Relações assimétricas

Em seu discurso, Lula mencionou pontos importantes da sua política internacional, ampliada principalmente através da presidência brasileira do G20, como a Aliança Global Contra a Fome e a Pobreza e a taxação de super-ricos. Lula também destacou a realização da COP 30 no Brasil e falou sobre a presidência brasileira do Brics, que terá o lema “Fortalecendo a Cooperação do Sul Global para uma Governança mais Inclusiva e Sustentável”.

— Na presidência brasileira dos Brics, queremos reafirmar a vocação do bloco na luta por um mundo multipolar e por relações menos assimétricas entre os países. Não podemos aceitar a imposição de "apartheids" no acesso à vacina e medicamentos como ocorreu na pandemia, nem no desenvolvimento de inteligência artificial que caminha para se tornar privilégio de poucos.

Lula também criticou a estrutura financeira mundial e afirmou que hoje acontece um "Plano Marshall" às avessas, com países em desenvolvimento financiamento países desenvolvidos. Nesse contexto, ele citou a presidência de Dilma Rousseff no Novo Banco de Desenvolvimento, ou Banco do Brics, destacando as linhas de crédito.

— O fluxo financeiro continua seguindo para as nações ricas. É um Plano Marshall às avessas, em que as economias emergentes em desenvolvimento financiam o mundo desenvolvido. [...] O novo Banco de Desenvolvimento que neste ano completa 10 anos tem investido na infraestrutura necessária para fortalecer nossas economias e promover uma transição justa e soberana. Sobre a liderança da companheira Dilma Rousseff, o NDB conta com uma carteira com quase 100 projetos com financiamento na ordem de US$ 33 bilhões.

Dependência do dólar

Lula também defendeu o avanço na criação de meios de pagamentos alternativos para transações entre países membros do Brics. A medida é uma busca de formas de os países do bloco dependerem menos do dólar nas transações comerciais e de organismos multilaterais de crédito, como o Fundo Monetário Internacional (FMI) e o Banco Mundial.

— Agora é chegada a hora de avançar na criação de meios de pagamento alternativos para transações entre nossos países. Não se trata de substituir nossas moedas. Mas é preciso trabalhar para que a ordem multipolar que almejamos se reflita no sistema financeiro internacional.

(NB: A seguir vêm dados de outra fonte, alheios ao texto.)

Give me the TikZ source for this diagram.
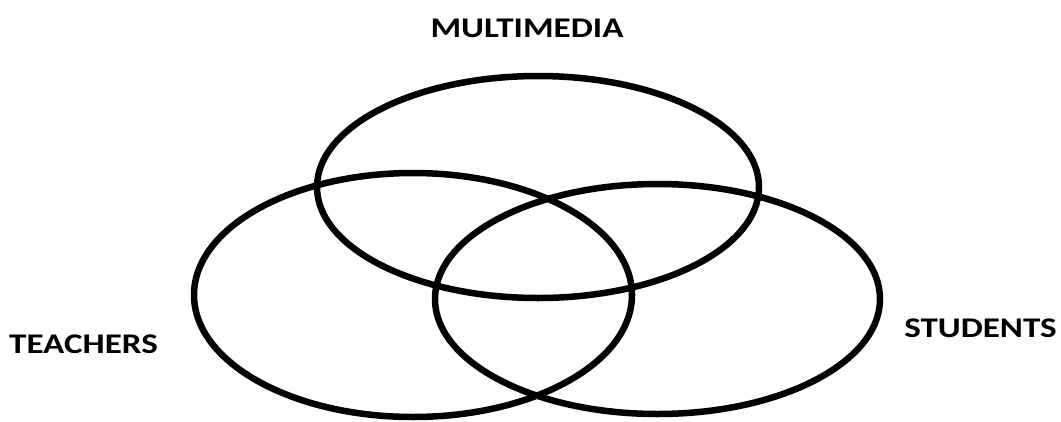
\documentclass[tikz,border=0pt]{standalone}
\usepackage{fontspec}
\setmainfont{Carlito}
\usetikzlibrary{shapes.geometric}
\newcommand{\widetext}[1]{\scalebox{1.23}[1]{#1}}
\tikzset{
  venn/.style={draw=black, line width=6.5pt, ellipse, inner sep=0pt, outer sep=0pt},
  lbl/.style={font=\fontsize{28.5}{32}\selectfont\bfseries, text=black, inner sep=0pt}
}
\begin{document}
\begin{tikzpicture}[x=1pt,y=-1pt]
\useasboundingbox (0,0) rectangle (1061,421);
\node[venn, minimum width=442pt, minimum height=222pt] (mm) at (538,187) {};
\node[venn, minimum width=438pt, minimum height=244pt] (te) at (413,295) {};
\node[venn, minimum width=445pt, minimum height=230pt] (st) at (657.5,299) {};
\node[lbl] (lmm) at (527,28) {\widetext{MULTIMEDIA}};
\node[lbl] (lte) at (83.5,344) {\widetext{TEACHERS}};
\node[lbl] (lst) at (980.5,328) {\widetext{STUDENTS}};
\end{tikzpicture}
\end{document}
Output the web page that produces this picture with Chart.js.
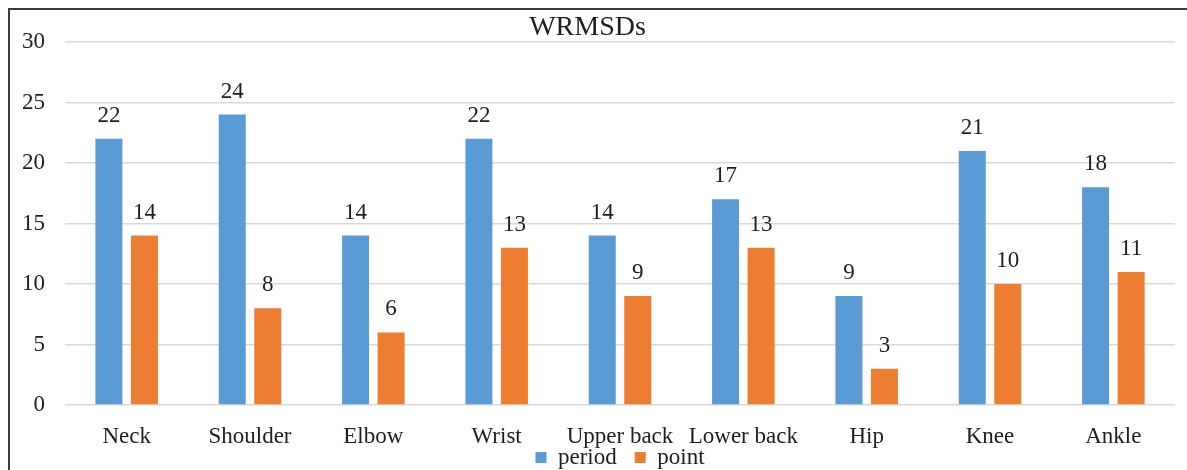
<!DOCTYPE html>
<html>
<head>
<meta charset="utf-8">
<script src="https://cdn.jsdelivr.net/npm/chart.js@4/dist/chart.umd.min.js"></script>
<style>
  body { margin: 0; background: #fff; }
  #wrap { position: relative; width: 1187px; height: 470px; overflow: hidden; }
  #frame {
    position: absolute; left: 8px; top: 8px; right: -4px; bottom: -4px;
    border-top: 2px solid #3a3a3a; border-left: 2px solid #3a3a3a;
    pointer-events: none;
  }
</style>
</head>
<body>
<div id="wrap">
  <canvas id="myBarChart" width="1187" height="470"></canvas>
  <div id="frame"></div>
</div>
<script>
var categories = ['Neck', 'Shoulder', 'Elbow', 'Wrist', 'Upper back', 'Lower back', 'Hip', 'Knee', 'Ankle'];
var periodValues = [22, 24, 14, 22, 14, 17, 9, 21, 18];
var pointValues = [14, 8, 6, 13, 9, 13, 3, 10, 11];
var yTicks = [0, 5, 10, 15, 20, 25, 30];

var serif = 'Liberation Serif';
var textColor = '#1e1e1e';

// numbers above each bar
var barLabels = {
    id: 'barLabels',
    afterDatasetsDraw: function(chart) {
        var ctx = chart.ctx;
        ctx.save();
        ctx.font = '23px "' + serif + '"';
        ctx.fillStyle = textColor;
        ctx.textAlign = 'center';
        ctx.textBaseline = 'alphabetic';
        chart.data.datasets.forEach(function(ds, i) {
            chart.getDatasetMeta(i).data.forEach(function(bar, j) {
                ctx.fillText(ds.data[j], bar.x, bar.y - 17);
            });
        });
        ctx.restore();
    }
};

// pull the legend up so it tucks under the category labels
var legendNudge = {
    id: 'legendNudge',
    afterLayout: function(chart) {
        if (chart.legend) {
            chart.legend.top -= 23;
            chart.legend.bottom -= 23;
        }
    }
};

var ctx = document.getElementById('myBarChart').getContext('2d');
var myBarChart = new Chart(ctx, {
    type: 'bar',
    data: {
        labels: categories,
        datasets: [{
            label: 'period',
            data: periodValues,
            backgroundColor: '#5B9BD5',
            barPercentage: 0.76,
            categoryPercentage: 0.576
        }, {
            label: 'point',
            data: pointValues,
            backgroundColor: '#ED7D31',
            barPercentage: 0.76,
            categoryPercentage: 0.576
        }]
    },
    options: {
        responsive: false,
        animation: false,
        layout: { padding: { left: 0, right: 12, top: -1, bottom: -32 } },
        plugins: {
            title: {
                display: true,
                text: 'WRMSDs',
                color: textColor,
                font: { family: serif, size: 28, weight: 'normal', lineHeight: 1 },
                padding: { top: 15, bottom: 0 }
            },
            legend: {
                position: 'bottom',
                fullSize: false,
                labels: {
                    color: textColor,
                    font: { family: serif, size: 23, lineHeight: 1 },
                    boxWidth: 11,
                    boxHeight: 11,
                    padding: 18
                }
            },
            tooltip: { enabled: false }
        },
        scales: {
            x: {
                afterFit: function(scale) { scale.height = 46; },
                grid: { display: false, drawTicks: false },
                border: { display: false },
                ticks: {
                    color: textColor,
                    font: { family: serif, size: 23, lineHeight: 1 },
                    padding: 20,
                    maxRotation: 0,
                    autoSkip: false
                }
            },
            y: {
                min: 0,
                max: 30,
                afterBuildTicks: function(scale) {
                    scale.ticks = yTicks.map(function(v) { return { value: v }; });
                },
                afterFit: function(scale) { scale.width = 65; },
                grid: { color: '#d9d9d9', lineWidth: 1.5, drawTicks: false },
                border: { display: false },
                ticks: {
                    color: textColor,
                    font: { family: serif, size: 23 },
                    padding: 20
                }
            }
        }
    },
    plugins: [barLabels, legendNudge]
});
</script>
</body>
</html>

Essa discussão precisa ser enfrentada com seriedade, cautela e solidez técnica, mas não pode ser mais adiada.

Brics

Até o ano passado formado por Brasil, Rússia, Índia, China, África do Sul, desde o início deste ano o Brics aumentou para dez países. Por iniciativa da China, o bloco conta agora com Egito, Irã, Emirados Árabes Unidos, Arábia Saudita e Etiópia. Há ainda pelo menos 30 outras nações interessadas em entrar para o clube.

A fala de Lula ocorreu um dia depois de o Brasil vetar, informalmente, o ingresso da Venezuela e da Nicarágua no Brics. O governo brasileiro, que teve de aceitar a imposição da China de ampliar o bloco em 2023, também deixou claro que não aceitaria o ingresso do Afeganistão, que está sob o regime do Talibã.

Acidente doméstico

No sábado, Lula sofreu uma queda no banheiro e bateu a cabeça. O médico do presidente, Roberto Kalil, afirmou que exames apontaram "mínimo ponto de hematomas" no cérebro do presidente após a queda. De acordo com Kalil, é pouco provável que esse hematoma evolua.

Após a queda, Lula foi atendido no Hospital Sírio Libanês em Brasília e precisou levar pontos no local. Com o acidente, ele cancelou a ida à Rússia onde participaria da Cúpula do Brics.

Kalil o liberou para trabalhar normalmente, porém sem atividades físicas nesta semana. Nesta segunda-feira, ele seguiu a recuperação no Palácio da Alvorada, mas recebeu ministros para reuniões.

Nesta segunda-feira, Lula afirmou que o acidente doméstico que sofreu no sábado foi "grave", mas que não afetou a parte "mais delicada" da cabeça.